Set task: Filter the records for lines holding the string "matplotlib".

Stored rows:
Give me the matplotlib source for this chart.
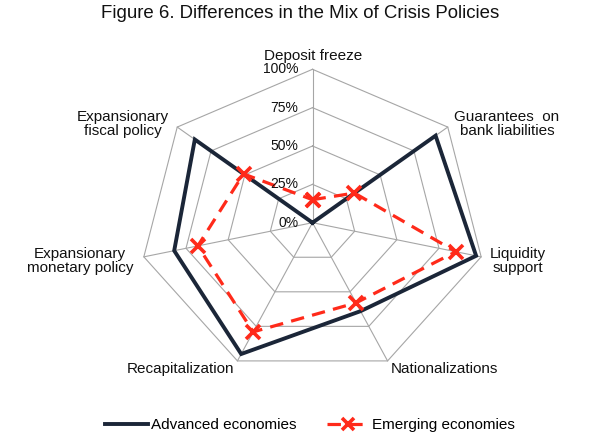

* * *

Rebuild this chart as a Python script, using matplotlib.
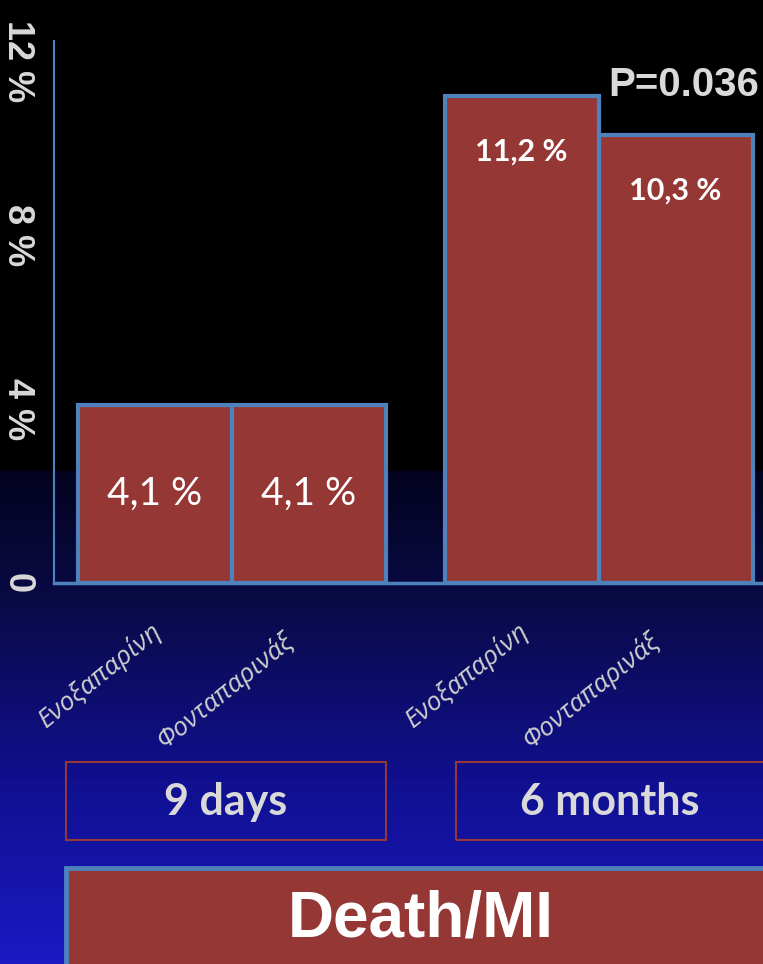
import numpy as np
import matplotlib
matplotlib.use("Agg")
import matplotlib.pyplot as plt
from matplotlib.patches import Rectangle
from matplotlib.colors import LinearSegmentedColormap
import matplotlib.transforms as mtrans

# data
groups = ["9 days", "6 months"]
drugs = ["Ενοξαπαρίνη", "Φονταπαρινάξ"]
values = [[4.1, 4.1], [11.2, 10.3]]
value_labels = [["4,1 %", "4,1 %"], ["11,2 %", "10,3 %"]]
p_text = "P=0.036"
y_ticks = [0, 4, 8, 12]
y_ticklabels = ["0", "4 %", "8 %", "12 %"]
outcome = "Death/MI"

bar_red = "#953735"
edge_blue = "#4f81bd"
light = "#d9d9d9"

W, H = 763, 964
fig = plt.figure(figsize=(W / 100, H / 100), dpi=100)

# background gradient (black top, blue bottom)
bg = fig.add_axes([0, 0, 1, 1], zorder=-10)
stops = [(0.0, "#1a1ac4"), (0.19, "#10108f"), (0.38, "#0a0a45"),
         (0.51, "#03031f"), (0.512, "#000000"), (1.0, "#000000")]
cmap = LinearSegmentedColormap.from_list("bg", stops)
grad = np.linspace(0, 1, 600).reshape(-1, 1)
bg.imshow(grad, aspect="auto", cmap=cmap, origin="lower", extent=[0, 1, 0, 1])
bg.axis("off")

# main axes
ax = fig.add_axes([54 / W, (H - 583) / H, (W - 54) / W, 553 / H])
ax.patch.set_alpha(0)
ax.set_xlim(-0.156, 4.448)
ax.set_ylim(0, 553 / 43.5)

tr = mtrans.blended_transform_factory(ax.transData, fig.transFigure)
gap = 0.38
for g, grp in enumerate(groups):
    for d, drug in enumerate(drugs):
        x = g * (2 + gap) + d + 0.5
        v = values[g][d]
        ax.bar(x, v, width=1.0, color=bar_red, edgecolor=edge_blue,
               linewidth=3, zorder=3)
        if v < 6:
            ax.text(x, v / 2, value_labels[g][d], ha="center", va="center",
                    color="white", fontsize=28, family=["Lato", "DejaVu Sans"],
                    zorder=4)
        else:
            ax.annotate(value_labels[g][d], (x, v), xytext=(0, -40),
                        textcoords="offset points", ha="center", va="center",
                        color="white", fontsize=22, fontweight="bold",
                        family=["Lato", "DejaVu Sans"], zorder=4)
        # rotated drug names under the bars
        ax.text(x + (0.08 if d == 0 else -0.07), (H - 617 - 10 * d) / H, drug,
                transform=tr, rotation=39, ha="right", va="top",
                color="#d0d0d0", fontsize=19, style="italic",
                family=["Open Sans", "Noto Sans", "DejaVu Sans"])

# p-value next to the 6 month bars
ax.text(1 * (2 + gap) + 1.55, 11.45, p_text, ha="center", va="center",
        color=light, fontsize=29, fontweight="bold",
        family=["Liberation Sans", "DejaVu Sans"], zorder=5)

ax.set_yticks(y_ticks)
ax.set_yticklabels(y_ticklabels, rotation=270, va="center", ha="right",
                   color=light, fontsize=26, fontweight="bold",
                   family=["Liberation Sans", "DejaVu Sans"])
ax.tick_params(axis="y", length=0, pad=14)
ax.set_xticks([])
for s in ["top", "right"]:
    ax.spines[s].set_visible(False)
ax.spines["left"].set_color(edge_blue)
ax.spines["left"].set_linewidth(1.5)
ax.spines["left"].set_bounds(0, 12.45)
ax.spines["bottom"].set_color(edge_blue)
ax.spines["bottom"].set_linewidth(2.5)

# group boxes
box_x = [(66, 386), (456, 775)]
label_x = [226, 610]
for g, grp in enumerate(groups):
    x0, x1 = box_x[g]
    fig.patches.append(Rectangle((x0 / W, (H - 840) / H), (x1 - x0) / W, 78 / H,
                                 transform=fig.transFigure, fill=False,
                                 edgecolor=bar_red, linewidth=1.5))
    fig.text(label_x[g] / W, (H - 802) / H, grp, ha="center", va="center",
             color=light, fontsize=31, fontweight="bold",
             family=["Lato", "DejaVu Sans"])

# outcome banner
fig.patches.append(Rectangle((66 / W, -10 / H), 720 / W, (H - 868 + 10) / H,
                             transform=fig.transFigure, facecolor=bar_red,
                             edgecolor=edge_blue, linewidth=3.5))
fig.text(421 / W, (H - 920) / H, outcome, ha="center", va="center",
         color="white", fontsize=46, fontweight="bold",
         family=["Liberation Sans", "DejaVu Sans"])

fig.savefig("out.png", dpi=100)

* * *

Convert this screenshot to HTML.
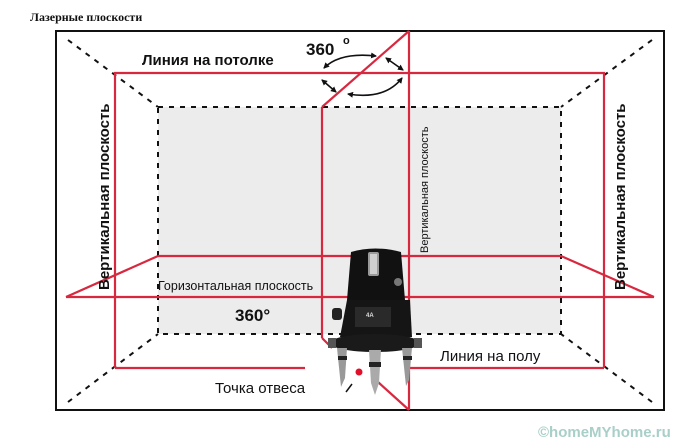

Written answer:
Give me the matplotlib source for this chart.
Rebuild this chart as a Python script, using matplotlib.
import matplotlib
matplotlib.use("Agg")
import matplotlib.pyplot as plt
from matplotlib.patches import Rectangle
from matplotlib.colors import LinearSegmentedColormap
import matplotlib.transforms as mtrans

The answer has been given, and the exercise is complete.